Written task —
Write out the material exactly. Do not include the pictures.

*****

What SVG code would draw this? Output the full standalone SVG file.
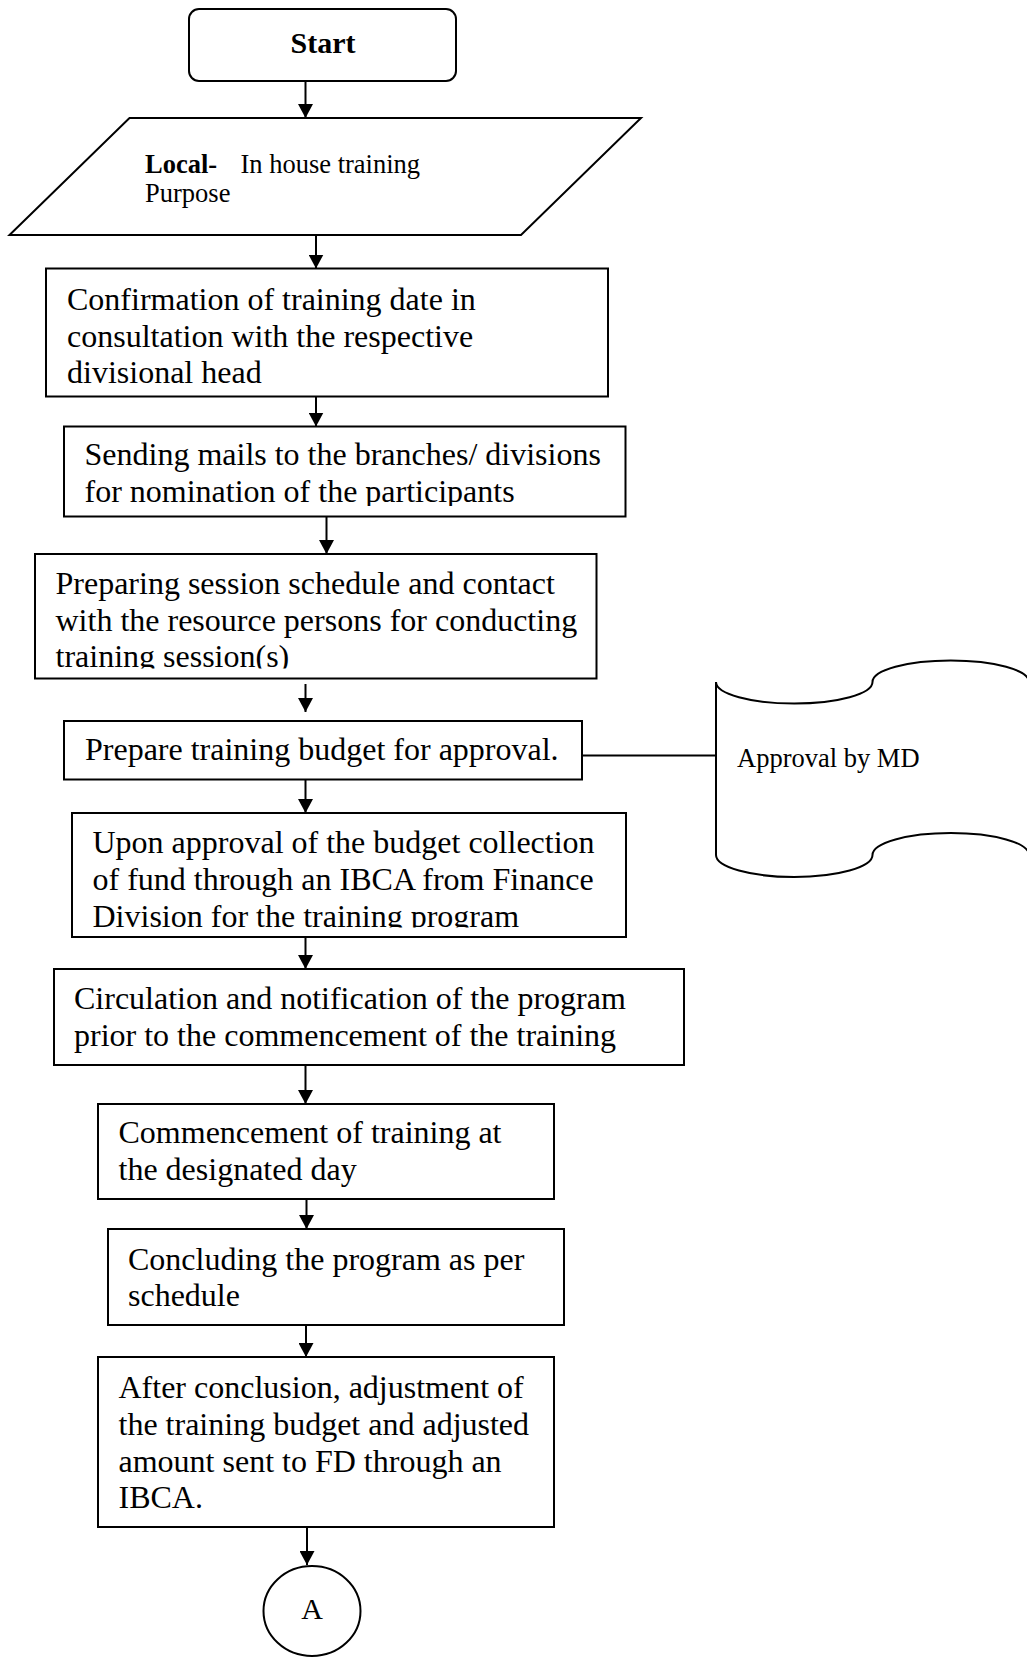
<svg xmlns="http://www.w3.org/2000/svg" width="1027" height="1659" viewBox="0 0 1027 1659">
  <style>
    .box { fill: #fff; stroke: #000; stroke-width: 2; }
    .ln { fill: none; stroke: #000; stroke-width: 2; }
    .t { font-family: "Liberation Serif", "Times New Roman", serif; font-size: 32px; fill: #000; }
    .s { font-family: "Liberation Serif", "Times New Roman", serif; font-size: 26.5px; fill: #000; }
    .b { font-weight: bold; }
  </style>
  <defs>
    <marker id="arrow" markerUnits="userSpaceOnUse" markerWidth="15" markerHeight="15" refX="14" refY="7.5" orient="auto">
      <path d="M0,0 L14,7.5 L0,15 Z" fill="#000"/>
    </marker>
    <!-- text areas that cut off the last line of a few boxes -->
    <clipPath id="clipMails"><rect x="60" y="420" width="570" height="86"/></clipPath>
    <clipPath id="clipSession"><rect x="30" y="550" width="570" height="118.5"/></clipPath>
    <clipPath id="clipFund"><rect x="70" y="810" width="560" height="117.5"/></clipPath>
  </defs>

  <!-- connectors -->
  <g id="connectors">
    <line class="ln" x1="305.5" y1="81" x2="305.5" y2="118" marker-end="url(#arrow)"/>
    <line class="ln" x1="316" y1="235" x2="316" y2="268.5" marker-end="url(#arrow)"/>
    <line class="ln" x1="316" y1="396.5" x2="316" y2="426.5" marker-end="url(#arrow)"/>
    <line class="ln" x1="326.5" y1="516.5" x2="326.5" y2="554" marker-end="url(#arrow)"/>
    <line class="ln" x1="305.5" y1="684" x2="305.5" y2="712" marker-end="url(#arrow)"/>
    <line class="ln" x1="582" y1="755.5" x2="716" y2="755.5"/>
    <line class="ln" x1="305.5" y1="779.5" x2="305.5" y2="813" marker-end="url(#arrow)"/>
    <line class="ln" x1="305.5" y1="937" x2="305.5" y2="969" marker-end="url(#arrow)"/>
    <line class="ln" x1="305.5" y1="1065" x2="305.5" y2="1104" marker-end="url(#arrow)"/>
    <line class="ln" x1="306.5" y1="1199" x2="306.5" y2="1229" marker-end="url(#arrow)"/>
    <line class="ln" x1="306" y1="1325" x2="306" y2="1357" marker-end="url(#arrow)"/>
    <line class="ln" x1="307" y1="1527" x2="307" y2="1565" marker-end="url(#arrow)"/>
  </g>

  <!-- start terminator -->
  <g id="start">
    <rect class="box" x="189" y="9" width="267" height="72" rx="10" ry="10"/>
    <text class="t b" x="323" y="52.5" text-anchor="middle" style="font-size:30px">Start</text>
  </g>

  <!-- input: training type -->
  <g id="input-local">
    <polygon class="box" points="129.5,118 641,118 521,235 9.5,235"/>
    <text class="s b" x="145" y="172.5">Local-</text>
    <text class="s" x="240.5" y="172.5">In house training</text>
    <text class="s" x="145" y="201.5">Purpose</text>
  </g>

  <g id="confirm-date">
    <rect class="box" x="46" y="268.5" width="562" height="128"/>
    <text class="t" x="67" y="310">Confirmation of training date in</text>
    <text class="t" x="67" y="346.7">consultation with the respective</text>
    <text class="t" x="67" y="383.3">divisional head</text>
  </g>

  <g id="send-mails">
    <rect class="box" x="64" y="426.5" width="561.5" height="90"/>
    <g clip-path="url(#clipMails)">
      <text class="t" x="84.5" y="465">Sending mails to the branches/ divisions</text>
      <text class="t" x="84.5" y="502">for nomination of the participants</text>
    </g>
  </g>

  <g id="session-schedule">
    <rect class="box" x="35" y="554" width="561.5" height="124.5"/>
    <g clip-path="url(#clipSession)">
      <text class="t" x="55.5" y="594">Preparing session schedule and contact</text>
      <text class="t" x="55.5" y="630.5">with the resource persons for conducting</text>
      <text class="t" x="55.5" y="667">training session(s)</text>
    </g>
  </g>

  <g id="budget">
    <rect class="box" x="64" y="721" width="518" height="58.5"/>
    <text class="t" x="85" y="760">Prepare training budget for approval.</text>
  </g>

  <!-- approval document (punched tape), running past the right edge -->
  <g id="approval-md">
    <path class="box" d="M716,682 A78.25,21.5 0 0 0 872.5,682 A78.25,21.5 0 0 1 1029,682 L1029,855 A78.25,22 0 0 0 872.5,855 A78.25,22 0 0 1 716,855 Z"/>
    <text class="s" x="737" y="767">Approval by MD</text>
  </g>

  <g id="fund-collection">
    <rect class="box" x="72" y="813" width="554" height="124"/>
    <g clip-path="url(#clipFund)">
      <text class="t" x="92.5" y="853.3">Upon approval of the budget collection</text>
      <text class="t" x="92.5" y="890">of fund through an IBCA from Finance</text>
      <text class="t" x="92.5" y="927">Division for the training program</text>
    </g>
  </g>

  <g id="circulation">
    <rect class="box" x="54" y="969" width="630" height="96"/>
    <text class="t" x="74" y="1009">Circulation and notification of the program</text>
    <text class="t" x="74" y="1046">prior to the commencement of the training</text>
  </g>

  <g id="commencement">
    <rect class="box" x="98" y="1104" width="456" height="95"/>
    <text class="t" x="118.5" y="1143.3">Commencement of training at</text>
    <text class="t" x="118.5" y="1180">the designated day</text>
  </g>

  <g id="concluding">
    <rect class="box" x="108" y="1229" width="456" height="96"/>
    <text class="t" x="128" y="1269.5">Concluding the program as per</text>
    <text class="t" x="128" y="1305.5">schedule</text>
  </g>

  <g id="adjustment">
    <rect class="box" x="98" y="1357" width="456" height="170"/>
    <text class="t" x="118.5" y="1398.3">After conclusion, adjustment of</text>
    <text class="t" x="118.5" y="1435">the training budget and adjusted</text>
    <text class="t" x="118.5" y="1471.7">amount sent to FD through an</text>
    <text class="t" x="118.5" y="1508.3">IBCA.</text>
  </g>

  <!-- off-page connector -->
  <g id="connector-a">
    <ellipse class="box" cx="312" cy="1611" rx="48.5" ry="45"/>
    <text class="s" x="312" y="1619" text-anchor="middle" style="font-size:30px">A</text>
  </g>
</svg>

*****

Task result —
What SVG code would draw this? Output the full standalone SVG file.
<svg xmlns="http://www.w3.org/2000/svg" width="1027" height="1659" viewBox="0 0 1027 1659">
  <style>
    .box { fill: #fff; stroke: #000; stroke-width: 2; }
    .ln { fill: none; stroke: #000; stroke-width: 2; }
    .t { font-family: "Liberation Serif", "Times New Roman", serif; font-size: 32px; fill: #000; }
    .s { font-family: "Liberation Serif", "Times New Roman", serif; font-size: 26.5px; fill: #000; }
    .b { font-weight: bold; }
  </style>
  <defs>
    <marker id="arrow" markerUnits="userSpaceOnUse" markerWidth="15" markerHeight="15" refX="14" refY="7.5" orient="auto">
      <path d="M0,0 L14,7.5 L0,15 Z" fill="#000"/>
    </marker>
    <!-- text areas that cut off the last line of a few boxes -->
    <clipPath id="clipMails"><rect x="60" y="420" width="570" height="86"/></clipPath>
    <clipPath id="clipSession"><rect x="30" y="550" width="570" height="118.5"/></clipPath>
    <clipPath id="clipFund"><rect x="70" y="810" width="560" height="117.5"/></clipPath>
  </defs>

  <!-- connectors -->
  <g id="connectors">
    <line class="ln" x1="305.5" y1="81" x2="305.5" y2="118" marker-end="url(#arrow)"/>
    <line class="ln" x1="316" y1="235" x2="316" y2="268.5" marker-end="url(#arrow)"/>
    <line class="ln" x1="316" y1="396.5" x2="316" y2="426.5" marker-end="url(#arrow)"/>
    <line class="ln" x1="326.5" y1="516.5" x2="326.5" y2="554" marker-end="url(#arrow)"/>
    <line class="ln" x1="305.5" y1="684" x2="305.5" y2="712" marker-end="url(#arrow)"/>
    <line class="ln" x1="582" y1="755.5" x2="716" y2="755.5"/>
    <line class="ln" x1="305.5" y1="779.5" x2="305.5" y2="813" marker-end="url(#arrow)"/>
    <line class="ln" x1="305.5" y1="937" x2="305.5" y2="969" marker-end="url(#arrow)"/>
    <line class="ln" x1="305.5" y1="1065" x2="305.5" y2="1104" marker-end="url(#arrow)"/>
    <line class="ln" x1="306.5" y1="1199" x2="306.5" y2="1229" marker-end="url(#arrow)"/>
    <line class="ln" x1="306" y1="1325" x2="306" y2="1357" marker-end="url(#arrow)"/>
    <line class="ln" x1="307" y1="1527" x2="307" y2="1565" marker-end="url(#arrow)"/>
  </g>

  <!-- start terminator -->
  <g id="start">
    <rect class="box" x="189" y="9" width="267" height="72" rx="10" ry="10"/>
    <text class="t b" x="323" y="52.5" text-anchor="middle" style="font-size:30px">Start</text>
  </g>

  <!-- input: training type -->
  <g id="input-local">
    <polygon class="box" points="129.5,118 641,118 521,235 9.5,235"/>
    <text class="s b" x="145" y="172.5">Local-</text>
    <text class="s" x="240.5" y="172.5">In house training</text>
    <text class="s" x="145" y="201.5">Purpose</text>
  </g>

  <g id="confirm-date">
    <rect class="box" x="46" y="268.5" width="562" height="128"/>
    <text class="t" x="67" y="310">Confirmation of training date in</text>
    <text class="t" x="67" y="346.7">consultation with the respective</text>
    <text class="t" x="67" y="383.3">divisional head</text>
  </g>

  <g id="send-mails">
    <rect class="box" x="64" y="426.5" width="561.5" height="90"/>
    <g clip-path="url(#clipMails)">
      <text class="t" x="84.5" y="465">Sending mails to the branches/ divisions</text>
      <text class="t" x="84.5" y="502">for nomination of the participants</text>
    </g>
  </g>

  <g id="session-schedule">
    <rect class="box" x="35" y="554" width="561.5" height="124.5"/>
    <g clip-path="url(#clipSession)">
      <text class="t" x="55.5" y="594">Preparing session schedule and contact</text>
      <text class="t" x="55.5" y="630.5">with the resource persons for conducting</text>
      <text class="t" x="55.5" y="667">training session(s)</text>
    </g>
  </g>

  <g id="budget">
    <rect class="box" x="64" y="721" width="518" height="58.5"/>
    <text class="t" x="85" y="760">Prepare training budget for approval.</text>
  </g>

  <!-- approval document (punched tape), running past the right edge -->
  <g id="approval-md">
    <path class="box" d="M716,682 A78.25,21.5 0 0 0 872.5,682 A78.25,21.5 0 0 1 1029,682 L1029,855 A78.25,22 0 0 0 872.5,855 A78.25,22 0 0 1 716,855 Z"/>
    <text class="s" x="737" y="767">Approval by MD</text>
  </g>

  <g id="fund-collection">
    <rect class="box" x="72" y="813" width="554" height="124"/>
    <g clip-path="url(#clipFund)">
      <text class="t" x="92.5" y="853.3">Upon approval of the budget collection</text>
      <text class="t" x="92.5" y="890">of fund through an IBCA from Finance</text>
      <text class="t" x="92.5" y="927">Division for the training program</text>
    </g>
  </g>

  <g id="circulation">
    <rect class="box" x="54" y="969" width="630" height="96"/>
    <text class="t" x="74" y="1009">Circulation and notification of the program</text>
    <text class="t" x="74" y="1046">prior to the commencement of the training</text>
  </g>

  <g id="commencement">
    <rect class="box" x="98" y="1104" width="456" height="95"/>
    <text class="t" x="118.5" y="1143.3">Commencement of training at</text>
    <text class="t" x="118.5" y="1180">the designated day</text>
  </g>

  <g id="concluding">
    <rect class="box" x="108" y="1229" width="456" height="96"/>
    <text class="t" x="128" y="1269.5">Concluding the program as per</text>
    <text class="t" x="128" y="1305.5">schedule</text>
  </g>

  <g id="adjustment">
    <rect class="box" x="98" y="1357" width="456" height="170"/>
    <text class="t" x="118.5" y="1398.3">After conclusion, adjustment of</text>
    <text class="t" x="118.5" y="1435">the training budget and adjusted</text>
    <text class="t" x="118.5" y="1471.7">amount sent to FD through an</text>
    <text class="t" x="118.5" y="1508.3">IBCA.</text>
  </g>

  <!-- off-page connector -->
  <g id="connector-a">
    <ellipse class="box" cx="312" cy="1611" rx="48.5" ry="45"/>
    <text class="s" x="312" y="1619" text-anchor="middle" style="font-size:30px">A</text>
  </g>
</svg>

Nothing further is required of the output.